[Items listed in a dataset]

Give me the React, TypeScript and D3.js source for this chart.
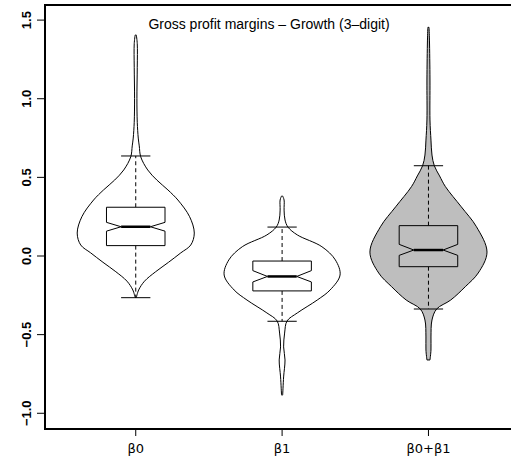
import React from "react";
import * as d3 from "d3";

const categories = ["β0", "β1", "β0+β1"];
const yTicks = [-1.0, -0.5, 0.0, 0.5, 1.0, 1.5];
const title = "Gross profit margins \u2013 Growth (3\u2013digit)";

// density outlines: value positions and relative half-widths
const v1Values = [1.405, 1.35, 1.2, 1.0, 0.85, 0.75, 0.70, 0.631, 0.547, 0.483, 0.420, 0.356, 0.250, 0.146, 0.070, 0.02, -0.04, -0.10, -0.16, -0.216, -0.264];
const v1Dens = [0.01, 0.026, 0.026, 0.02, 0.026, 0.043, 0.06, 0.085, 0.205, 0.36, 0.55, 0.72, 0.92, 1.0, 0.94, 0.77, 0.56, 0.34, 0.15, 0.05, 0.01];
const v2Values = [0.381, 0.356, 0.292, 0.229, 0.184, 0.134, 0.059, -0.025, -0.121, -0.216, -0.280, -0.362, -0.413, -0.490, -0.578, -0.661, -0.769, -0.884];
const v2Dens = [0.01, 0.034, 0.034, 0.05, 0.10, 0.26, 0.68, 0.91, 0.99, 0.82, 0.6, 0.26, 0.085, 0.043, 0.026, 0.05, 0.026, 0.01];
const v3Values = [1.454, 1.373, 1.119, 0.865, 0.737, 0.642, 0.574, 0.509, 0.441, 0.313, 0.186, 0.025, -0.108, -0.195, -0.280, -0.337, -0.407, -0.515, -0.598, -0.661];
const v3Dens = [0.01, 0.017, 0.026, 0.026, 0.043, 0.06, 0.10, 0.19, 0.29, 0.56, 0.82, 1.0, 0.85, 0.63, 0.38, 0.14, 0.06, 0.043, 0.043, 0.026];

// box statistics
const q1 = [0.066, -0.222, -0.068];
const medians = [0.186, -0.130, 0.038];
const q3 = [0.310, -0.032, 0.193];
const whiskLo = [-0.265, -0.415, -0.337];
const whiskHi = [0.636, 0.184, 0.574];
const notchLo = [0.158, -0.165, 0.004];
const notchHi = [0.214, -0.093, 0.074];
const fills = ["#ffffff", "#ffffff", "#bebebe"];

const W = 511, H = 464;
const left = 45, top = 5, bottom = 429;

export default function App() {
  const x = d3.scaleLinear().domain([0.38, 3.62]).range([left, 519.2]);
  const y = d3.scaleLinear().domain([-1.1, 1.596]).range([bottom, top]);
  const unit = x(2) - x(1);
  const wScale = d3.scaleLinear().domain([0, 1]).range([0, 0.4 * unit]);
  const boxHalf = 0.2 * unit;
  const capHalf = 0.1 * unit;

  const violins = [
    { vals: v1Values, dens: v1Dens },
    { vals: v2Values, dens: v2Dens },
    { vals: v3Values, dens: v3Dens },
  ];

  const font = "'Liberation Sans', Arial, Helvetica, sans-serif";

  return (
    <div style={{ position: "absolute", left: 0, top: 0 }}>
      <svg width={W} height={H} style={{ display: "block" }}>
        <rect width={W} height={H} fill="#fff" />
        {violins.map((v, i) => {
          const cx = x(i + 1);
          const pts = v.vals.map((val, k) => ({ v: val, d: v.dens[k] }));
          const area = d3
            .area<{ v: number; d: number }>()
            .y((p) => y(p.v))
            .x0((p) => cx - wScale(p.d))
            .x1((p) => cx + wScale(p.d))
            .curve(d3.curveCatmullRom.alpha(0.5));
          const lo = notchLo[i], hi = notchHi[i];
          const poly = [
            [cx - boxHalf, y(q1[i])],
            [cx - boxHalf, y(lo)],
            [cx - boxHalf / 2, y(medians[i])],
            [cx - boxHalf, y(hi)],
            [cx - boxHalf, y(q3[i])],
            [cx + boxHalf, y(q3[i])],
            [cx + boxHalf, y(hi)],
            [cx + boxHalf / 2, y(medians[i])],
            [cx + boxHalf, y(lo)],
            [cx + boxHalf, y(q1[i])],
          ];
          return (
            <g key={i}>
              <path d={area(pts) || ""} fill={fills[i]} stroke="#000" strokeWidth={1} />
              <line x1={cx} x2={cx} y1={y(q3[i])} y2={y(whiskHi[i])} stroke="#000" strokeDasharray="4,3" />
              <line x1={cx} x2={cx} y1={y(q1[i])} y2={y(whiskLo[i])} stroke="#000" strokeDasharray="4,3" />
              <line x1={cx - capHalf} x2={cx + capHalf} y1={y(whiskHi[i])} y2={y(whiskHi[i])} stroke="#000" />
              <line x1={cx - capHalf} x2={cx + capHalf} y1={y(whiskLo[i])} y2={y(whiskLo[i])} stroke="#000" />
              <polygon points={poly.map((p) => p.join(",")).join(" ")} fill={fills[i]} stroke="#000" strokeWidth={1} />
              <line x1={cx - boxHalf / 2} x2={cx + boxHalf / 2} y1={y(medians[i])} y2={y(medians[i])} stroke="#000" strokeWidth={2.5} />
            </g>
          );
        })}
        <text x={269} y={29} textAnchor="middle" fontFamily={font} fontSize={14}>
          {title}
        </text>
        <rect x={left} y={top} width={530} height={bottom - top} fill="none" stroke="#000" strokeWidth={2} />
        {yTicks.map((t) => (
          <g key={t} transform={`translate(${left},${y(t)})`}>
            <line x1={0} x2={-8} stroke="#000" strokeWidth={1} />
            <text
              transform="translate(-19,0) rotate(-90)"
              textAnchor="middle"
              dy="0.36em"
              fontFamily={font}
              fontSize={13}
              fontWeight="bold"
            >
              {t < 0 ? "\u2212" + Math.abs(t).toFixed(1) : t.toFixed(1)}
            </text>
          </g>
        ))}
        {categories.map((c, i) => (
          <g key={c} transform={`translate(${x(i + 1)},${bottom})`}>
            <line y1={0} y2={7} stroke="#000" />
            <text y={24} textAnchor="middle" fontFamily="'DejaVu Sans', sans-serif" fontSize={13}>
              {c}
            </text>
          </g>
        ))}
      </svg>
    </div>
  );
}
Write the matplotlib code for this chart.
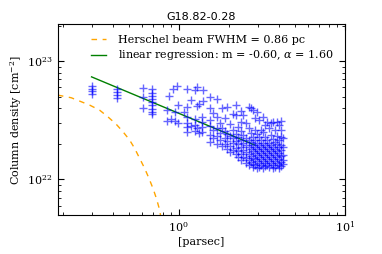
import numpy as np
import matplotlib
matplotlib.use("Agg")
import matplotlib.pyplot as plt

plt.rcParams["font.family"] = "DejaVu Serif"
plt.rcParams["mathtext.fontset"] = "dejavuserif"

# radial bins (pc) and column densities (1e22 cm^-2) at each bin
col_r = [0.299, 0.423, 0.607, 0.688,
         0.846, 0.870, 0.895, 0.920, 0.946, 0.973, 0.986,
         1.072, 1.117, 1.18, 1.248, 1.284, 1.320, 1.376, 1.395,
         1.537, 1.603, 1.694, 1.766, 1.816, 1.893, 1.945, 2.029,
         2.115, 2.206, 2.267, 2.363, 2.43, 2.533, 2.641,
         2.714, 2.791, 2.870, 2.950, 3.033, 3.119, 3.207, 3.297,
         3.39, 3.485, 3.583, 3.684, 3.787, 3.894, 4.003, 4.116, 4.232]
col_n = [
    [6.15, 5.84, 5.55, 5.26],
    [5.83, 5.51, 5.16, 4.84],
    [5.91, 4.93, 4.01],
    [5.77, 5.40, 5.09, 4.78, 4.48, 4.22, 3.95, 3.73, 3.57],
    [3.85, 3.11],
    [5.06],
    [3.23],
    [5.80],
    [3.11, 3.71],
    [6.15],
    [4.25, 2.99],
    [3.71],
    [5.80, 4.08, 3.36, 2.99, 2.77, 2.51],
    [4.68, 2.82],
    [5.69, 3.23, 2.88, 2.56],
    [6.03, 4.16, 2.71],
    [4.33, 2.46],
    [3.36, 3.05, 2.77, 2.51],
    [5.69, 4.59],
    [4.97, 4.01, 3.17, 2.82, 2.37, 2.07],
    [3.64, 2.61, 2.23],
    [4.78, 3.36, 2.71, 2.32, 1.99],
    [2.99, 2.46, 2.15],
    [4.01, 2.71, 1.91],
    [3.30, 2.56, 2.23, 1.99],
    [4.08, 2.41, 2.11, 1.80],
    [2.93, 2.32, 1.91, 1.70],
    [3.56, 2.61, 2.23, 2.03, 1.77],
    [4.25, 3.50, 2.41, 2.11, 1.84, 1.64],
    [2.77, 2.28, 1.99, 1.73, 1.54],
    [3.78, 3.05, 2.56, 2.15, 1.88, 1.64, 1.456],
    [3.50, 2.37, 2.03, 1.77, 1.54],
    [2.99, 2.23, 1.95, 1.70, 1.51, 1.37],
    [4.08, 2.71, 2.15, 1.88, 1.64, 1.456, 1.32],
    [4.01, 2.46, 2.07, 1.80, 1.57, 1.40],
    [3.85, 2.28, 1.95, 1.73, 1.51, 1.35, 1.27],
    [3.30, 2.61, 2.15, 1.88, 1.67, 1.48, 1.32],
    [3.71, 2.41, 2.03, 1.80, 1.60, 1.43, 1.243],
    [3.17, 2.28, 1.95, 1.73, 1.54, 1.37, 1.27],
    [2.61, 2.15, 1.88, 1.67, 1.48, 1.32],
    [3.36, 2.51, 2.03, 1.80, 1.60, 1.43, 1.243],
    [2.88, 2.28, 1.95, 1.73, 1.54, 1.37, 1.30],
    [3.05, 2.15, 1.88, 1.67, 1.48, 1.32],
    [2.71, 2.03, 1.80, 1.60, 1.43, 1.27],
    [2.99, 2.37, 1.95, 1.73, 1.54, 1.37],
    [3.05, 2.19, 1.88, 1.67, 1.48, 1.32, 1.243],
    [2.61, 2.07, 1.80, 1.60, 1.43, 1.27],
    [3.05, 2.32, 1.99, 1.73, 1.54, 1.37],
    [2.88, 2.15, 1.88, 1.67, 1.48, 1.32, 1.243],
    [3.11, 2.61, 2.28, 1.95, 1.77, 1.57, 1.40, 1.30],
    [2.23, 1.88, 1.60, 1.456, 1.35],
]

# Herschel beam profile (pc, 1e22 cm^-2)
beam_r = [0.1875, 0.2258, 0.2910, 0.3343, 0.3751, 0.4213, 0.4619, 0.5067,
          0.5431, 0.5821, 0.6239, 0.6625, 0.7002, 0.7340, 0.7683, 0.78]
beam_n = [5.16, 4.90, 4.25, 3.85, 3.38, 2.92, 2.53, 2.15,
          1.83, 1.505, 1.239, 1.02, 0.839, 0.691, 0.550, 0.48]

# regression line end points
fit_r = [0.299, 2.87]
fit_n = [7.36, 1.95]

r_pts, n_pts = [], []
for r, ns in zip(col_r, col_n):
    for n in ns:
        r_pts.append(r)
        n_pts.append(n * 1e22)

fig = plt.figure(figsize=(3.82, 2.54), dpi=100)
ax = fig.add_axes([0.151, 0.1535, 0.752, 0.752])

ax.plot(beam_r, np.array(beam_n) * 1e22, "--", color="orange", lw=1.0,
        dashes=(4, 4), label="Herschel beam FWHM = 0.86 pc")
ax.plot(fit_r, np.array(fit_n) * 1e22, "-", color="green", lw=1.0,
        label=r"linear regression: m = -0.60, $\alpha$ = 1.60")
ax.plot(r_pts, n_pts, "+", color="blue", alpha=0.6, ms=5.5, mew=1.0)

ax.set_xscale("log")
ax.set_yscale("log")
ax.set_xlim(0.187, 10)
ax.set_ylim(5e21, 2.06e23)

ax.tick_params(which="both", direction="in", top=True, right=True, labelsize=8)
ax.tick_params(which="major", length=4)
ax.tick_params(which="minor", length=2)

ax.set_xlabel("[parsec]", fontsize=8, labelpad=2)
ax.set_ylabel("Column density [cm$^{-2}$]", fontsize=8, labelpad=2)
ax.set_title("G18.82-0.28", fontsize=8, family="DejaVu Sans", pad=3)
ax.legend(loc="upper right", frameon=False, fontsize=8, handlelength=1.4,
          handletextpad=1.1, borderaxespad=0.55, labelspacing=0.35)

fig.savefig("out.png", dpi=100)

PROMPT — Pictures stay out. Print the data exactly, from its first line through the line containing "profit margins \u2013".

CORRECT RESPONSE —
Give me the React, TypeScript and D3.js source for this chart.
import React from "react";
import * as d3 from "d3";

const categories = ["β0", "β1", "β0+β1"];
const yTicks = [-1.0, -0.5, 0.0, 0.5, 1.0, 1.5];
const title = "Gross profit margins \u2013 Growth (3\u2013digit)";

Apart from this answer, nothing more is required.